What does it mean to heal? Healing does not mean to forget and move on, carrying pain and bitterness inside us. Healing does not mean that we avoid the parts of life that make us uncomfortable so that we don’t have to come face to face with our own emotions. And healing certainly does not mean that we take what is hurting us and blame it on others so that we can stay in the victim role, disempowered and disillusioned.

TO HEAL MEANS TO EMBRACE THAT WHICH NEEDS TO BE SEEN, TO UNDERSTAND THAT WHICH IS CAUSING US PAIN, TO LEARN THE LESSONS THAT ARE PRESENTING THEMSELVES, AND TO FIND THE ANSWERS AND ACCEPTANCE THAT WE SEEK WITHIN OURSELVES.

Healing is a process and one that can take years. Healing is important because it allows us to take our own emotions, reactions and hurts, and look so deeply into them that not only do we enable ourselves to move forward with our lives, but to grow and evolve.

Most of us grow up thinking that healing is something that others are responsible for. The person who betrayed us is the one that needs to reach out. The one who left us is the one who must provide us with closure. The one who made us angry is the one who should apologize and make amends.

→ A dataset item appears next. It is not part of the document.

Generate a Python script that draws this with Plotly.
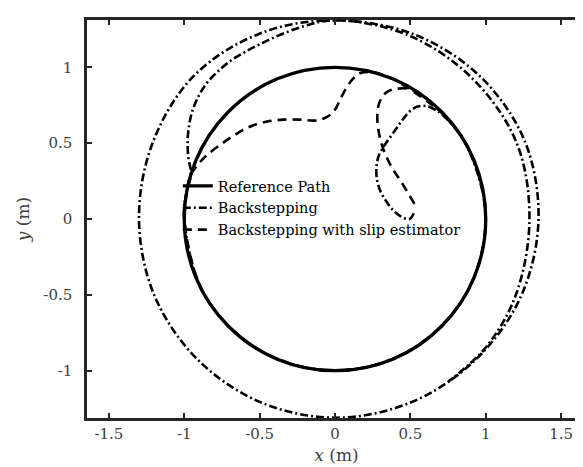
import plotly.graph_objects as go

# ---------------- data ----------------
# Reference path: unit circle
ref_x = [1.0, 0.924, 0.707, 0.383, 0.0, -0.383, -0.707, -0.924, -1.0,
         -0.924, -0.707, -0.383, 0.0, 0.383, 0.707, 0.924, 1.0]
ref_y = [0.0, 0.383, 0.707, 0.924, 1.0, 0.924, 0.707, 0.383, 0.0,
         -0.383, -0.707, -0.924, -1.0, -0.924, -0.707, -0.383, 0.0]

# Backstepping (dash-dot)
bs_x = [0.523, 0.494, 0.439, 0.385, 0.341, 0.303, 0.279, 0.275, 0.292, 0.330,
        0.385, 0.439, 0.494, 0.549, 0.604, 0.659, 0.714,
        0.866, 1.0, 0.866, 0.5, 0.0, -0.5, -0.866, -1.0, -0.985,
        -0.955, -0.972, -0.978, -0.970, -0.950, -0.910, -0.855, -0.780, -0.690,
        -0.580, -0.420, -0.210, 0.0,
        0.507, 0.951, 1.256, 1.35, 1.233, 0.930, 0.501, 0.0, -0.499, -0.919,
        -1.201, -1.30, -1.210, -0.940, -0.505, 0.0,
        0.499, 0.919, 1.206, 1.29, 1.201, 1.004, 0.751]
bs_y = [0.038, 0.0, 0.016, 0.059, 0.115, 0.180, 0.257, 0.345, 0.422, 0.488,
        0.565, 0.642, 0.708, 0.741, 0.745, 0.723, 0.686,
        0.5, 0.0, -0.5, -0.866, -1.0, -0.866, -0.5, 0.0, 0.174,
        0.30, 0.40, 0.51, 0.60, 0.70, 0.80, 0.89, 0.97, 1.045,
        1.11, 1.19, 1.27, 1.31,
        1.224, 0.951, 0.520, 0.0, -0.511, -0.930, -1.210, -1.31, -1.206, -0.919,
        -0.497, 0.0, 0.501, 0.940, 1.220, 1.31,
        1.206, 0.919, 0.499, 0.0, -0.497, -0.842, -1.073]

# Backstepping with slip estimator (dashed)
se_x = [0.527, 0.439, 0.374, 0.319, 0.290, 0.281, 0.297, 0.341, 0.406, 0.480,
        0.550, 0.600,
        0.866, 1.0, 0.866, 0.5, 0.0, -0.5, -0.866, -1.0, -0.985,
        -0.958, -0.900, -0.845, -0.746, -0.648, -0.549, -0.450, -0.340, -0.230,
        -0.120, -0.050, 0.0, 0.040, 0.080, 0.120, 0.170, 0.250,
        0.383, 0.707]
se_y = [0.100, 0.246, 0.345, 0.466, 0.576, 0.686, 0.774, 0.835, 0.858, 0.860,
        0.835, 0.800,
        0.5, 0.0, -0.5, -0.866, -1.0, -0.866, -0.5, 0.0, 0.174,
        0.290, 0.370, 0.425, 0.500, 0.565, 0.615, 0.643, 0.655, 0.655,
        0.650, 0.675, 0.720, 0.800, 0.870, 0.925, 0.962, 0.968,
        0.924, 0.707]

x_ticks = [-1.5, -1, -0.5, 0, 0.5, 1, 1.5]
x_tick_text = ["-1.5", "-1", "-0.5", "0", "0.5", "1", "1.5"]
y_ticks = [-1, -0.5, 0, 0.5, 1]
y_tick_text = ["-1", "-0.5", "0", "0.5", "1"]

# ---------------- figure ----------------
FONT = "DejaVu Serif"
fig = go.Figure()
fig.add_trace(go.Scatter(x=ref_x, y=ref_y, mode="lines", name="Reference Path",
                         line=dict(color="black", width=3.3, shape="spline")))
fig.add_trace(go.Scatter(x=bs_x, y=bs_y, mode="lines", name="Backstepping",
                         line=dict(color="black", width=2.6, shape="spline",
                                   dash="8px,3px,2px,3px")))
fig.add_trace(go.Scatter(x=se_x, y=se_y, mode="lines",
                         name="Backstepping with slip estimator",
                         line=dict(color="black", width=2.6, shape="spline",
                                   dash="9px,6px")))

axis_common = dict(showline=True, linecolor="#262626", linewidth=2.5, mirror="ticks",
                   ticks="inside", ticklen=5, tickwidth=2, tickcolor="#262626",
                   showgrid=False, zeroline=False,
                   tickfont=dict(family=FONT, size=15, color="#404040"))
fig.update_xaxes(range=[-1.645, 1.665], tickvals=x_ticks, ticktext=x_tick_text,
                 title=dict(text="<i>x</i> (m)", font=dict(family=FONT, size=17, color="#404040"),
                            standoff=8),
                 **axis_common)
fig.update_yaxes(range=[-1.312, 1.312], tickvals=y_ticks, ticktext=y_tick_text,
                 ticklabelstandoff=9,
                 title=dict(text="<i>y</i> (m)", font=dict(family=FONT, size=17, color="#404040"),
                            standoff=10),
                 **axis_common)

fig.update_layout(width=583, height=467, autosize=False,
                  margin=dict(l=79, r=2, t=12, b=57),
                  plot_bgcolor="white", paper_bgcolor="white",
                  legend=dict(x=0.182, y=0.623, xanchor="left", yanchor="top",
                              bgcolor="rgba(0,0,0,0)", borderwidth=0,
                              font=dict(family=FONT, size=14.5, color="black")))

fig.write_html("out.html")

Without even realizing it we start giving our power away, often to the ones who made us feel powerless to begin with. The need to heal often begins with us feeling like victims and our first step to attempt to heal ourselves is often to make someone else responsible for that too. We think that because we feel the way we do off the back of someone else’s actions, that they must be the ones to make it right. When we give away the responsibility of our own healing we place the quality of our lives and the sanctity of our relationships with ourselves in the possession of the ones who hurt us.

No matter what the situation is, if YOU need to heal, YOU need to take responsibility for it. To take responsibility for our own healing process doesn’t mean that we necessarily take the blame or make what we’ve been through acceptable, but it does mean understanding that we alone are responsible for our emotions and so only we can do the healing that life is requiring of us. Our emotions are deeply personal and difficult for others to understand for they are directly linked to our past experiences, our old wounds and scars, our values, our perceptions, and our personalities. Only we can truly understand what we’re feeling and why. Although our emotions may be triggered by others, they are never the responsibility of another because they can ultimately not control what emotions are brought up in your life experience.

Healing can be an exhausting and messy process with many different “stages” or emotional places we might walk through. It’s not a decision we can simply make, but a journey we need to take for our own wellbeing. While you’re healing you might experience phases where you feel:

  • Depressed
  • Angry and resentful
  • Hopeless
  • Invincible
  • In denial
  • Regret or remorse
  • Vulnerable
  • Happy and at peace

Healing is a process of allowing everything that is pent up inside of you to be released without judgement. On the days where you feel like your heart is breaking, you allow the tears to come out freely. On the days you feel so angry you could scream, you validate your own anger and find healthy ways to let it out. On the days you feel regret you take the time to honour and make space for those thoughts. To heal does not mean that the pain goes away or it no longer effects you – to heal means that you commit to leaning in, doing the work to process your emotions and understand what it means for you and your life so that you can continue to grow and be unhindered by your scars.